If we take seriously the idea that justice looks less like an institutionalized process with only public deliberation as its outcome, and more like an unruly and perhaps fleeting pursuit of material change, we might be willing to accept ostensibly non-political acts as vital to the improvement and continuation of our democratic processes. This fugitive form of justice, and the politics it requires, forces us to look to the streets, the university classroom, our family homes, the factory floor, the bus stop, as settings for discussing, understanding, and enacting the obligations that arise amid deeply and persistently unequal systems of power. This would also open up the possibility of meaningful objections to these processes, or would at least widen the range of individuals or communities who are able to register those objections.

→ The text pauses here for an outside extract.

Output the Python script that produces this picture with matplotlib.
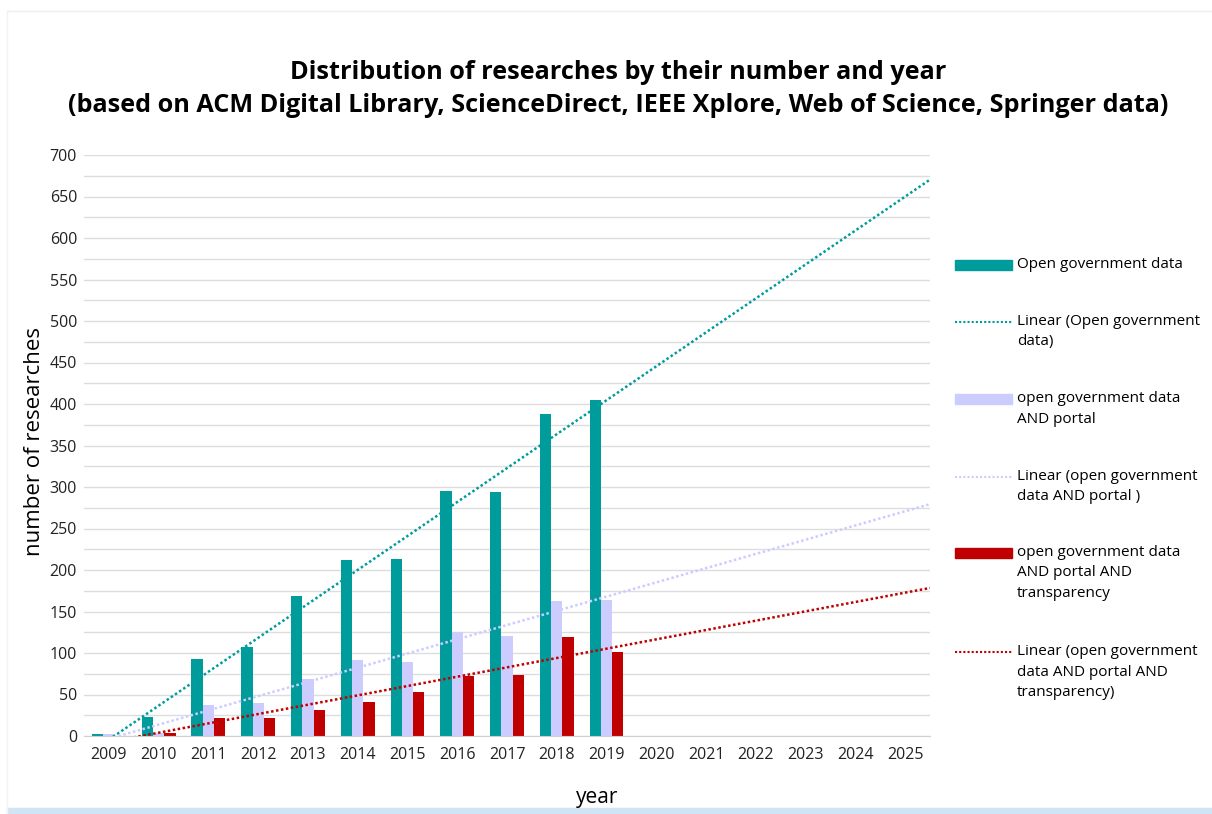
import numpy as np
import matplotlib.pyplot as plt
from matplotlib.patches import Rectangle
from matplotlib.lines import Line2D

plt.rcParams['font.family'] = ['Open Sans', 'DejaVu Sans']

years = [str(y) for y in range(2009, 2026)]
# values (2009-2019 only)
ogd = [2, 23, 93, 107, 169, 212, 213, 295, 294, 388, 405]
ogd_portal = [2, 4, 37, 40, 69, 92, 89, 125, 120, 163, 164]
ogd_portal_transp = [0.5, 4, 22, 22, 31, 41, 53, 72, 73, 119, 101]

teal = '#009B9B'
lav = '#CCCCFF'
red = '#C00000'

W, H = 1212, 814
fig = plt.figure(figsize=(W / 100, H / 100), dpi=100)
ax = fig.add_axes([84 / W, 1 - 736 / H, (930 - 84) / W, (736 - 155) / H])

x_all = np.arange(1, len(years) + 1)
x = np.arange(1, len(ogd) + 1)
bw = 0.227
series = [(ogd, teal), (ogd_portal, lav), (ogd_portal_transp, red)]
for k, (vals, col) in enumerate(series):
    ax.bar(x + (k - 1) * bw, vals, width=bw, color=col, zorder=2)

# linear trendlines, forecast to the end of the axis
xt = np.linspace(1, 17.5, 200)
for vals, col in series:
    a, b = np.polyfit(x, vals, 1)
    ax.plot(xt, a * xt + b, color=col, lw=1.8, linestyle=(0, (1, 1)), zorder=3)

ax.set_xlim(0.5, 17.5)
ax.set_ylim(0, 700)
ax.set_xticks(x_all)
ax.set_xticklabels(years, fontsize=11.5, color='#222222')
ax.set_yticks(np.arange(0, 701, 50))
ax.set_yticks(np.arange(25, 700, 50), minor=True)
ax.tick_params(axis='y', labelsize=11.5, labelcolor='#222222', length=0, pad=5)
ax.tick_params(axis='x', length=0, pad=8)
ax.tick_params(which='minor', length=0)
ax.grid(axis='y', which='both', color='#DDDDDD', lw=1, zorder=0)
for s in ['top', 'right', 'left']:
    ax.spines[s].set_visible(False)
ax.spines['bottom'].set_color('#D0D0D0')

fig.text(35 / W, 1 - 442 / H, 'number of researches', rotation=90, ha='center', va='center', fontsize=16)
fig.text(597 / W, 1 - 798 / H, 'year', ha='center', va='center', fontsize=15)
fig.text(618 / W, 1 - 89 / H,
         'Distribution of researches by their number and year\n'
         '(based on ACM Digital Library, ScienceDirect, IEEE Xplore, Web of Science, Springer data)',
         ha='center', va='center', fontsize=18.2, fontweight='bold', linespacing=1.4)

# legend, drawn by hand so handles sit on the first line of text
legend_items = [
    ('bar', teal, 'Open government data', 265),
    ('line', teal, 'Linear (Open government\ndata)', 322),
    ('bar', lav, 'open government data\nAND portal', 399),
    ('line', lav, 'Linear (open government\ndata AND portal )', 477),
    ('bar', red, 'open government data\nAND portal AND\ntransparency', 553),
    ('line', red, 'Linear (open government\ndata AND portal AND\ntransparency)', 652),
]
for kind, col, label, py in legend_items:
    if kind == 'bar':
        fig.add_artist(Rectangle((955 / W, 1 - (py + 5) / H), 57 / W, 10 / H,
                                 transform=fig.transFigure, color=col))
    else:
        fig.add_artist(Line2D([955 / W, 1012 / W], [1 - py / H] * 2, transform=fig.transFigure,
                              color=col, lw=1.5, linestyle=(0, (1, 1))))
    fig.text(1017 / W, 1 - (py - 8) / H, label, ha='left', va='top', fontsize=11, linespacing=1.5)

# frame lines and bottom band
fig.add_artist(Line2D([7 / W, 1], [1 - 11 / H] * 2, transform=fig.transFigure, color='#EEEEEE', lw=1))
fig.add_artist(Line2D([7 / W, 7 / W], [0, 1 - 11 / H], transform=fig.transFigure, color='#F2F2F2', lw=1))
fig.add_artist(Rectangle((7 / W, 0), 1, 6 / H, transform=fig.transFigure, color='#D0E4F4'))

fig.savefig('out.png', dpi=100)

At a time when it seems only the tidiest forms of justice are imaginable to those whose power is at stake, considering the way justice can operate beyond the boundary of the Wolin’s constitution and its delimitation of political action, is perhaps the only means by which to wrest justice from its tamed states in favor of the material change we see being demanded over and over again.
Benhabib, S. (Ed.). (1996). Democracy and difference: Contesting the boundaries of the political. Princeton University Press.
Rawls, J. (2009). A theory of justice. Harvard university press.
O'neill, O. (2016). Justice across boundaries: Whose obligations?. Cambridge University Press.
Wolin, S. S. (2018). Fugitive Democracy: And Other Essays. Princeton University Press.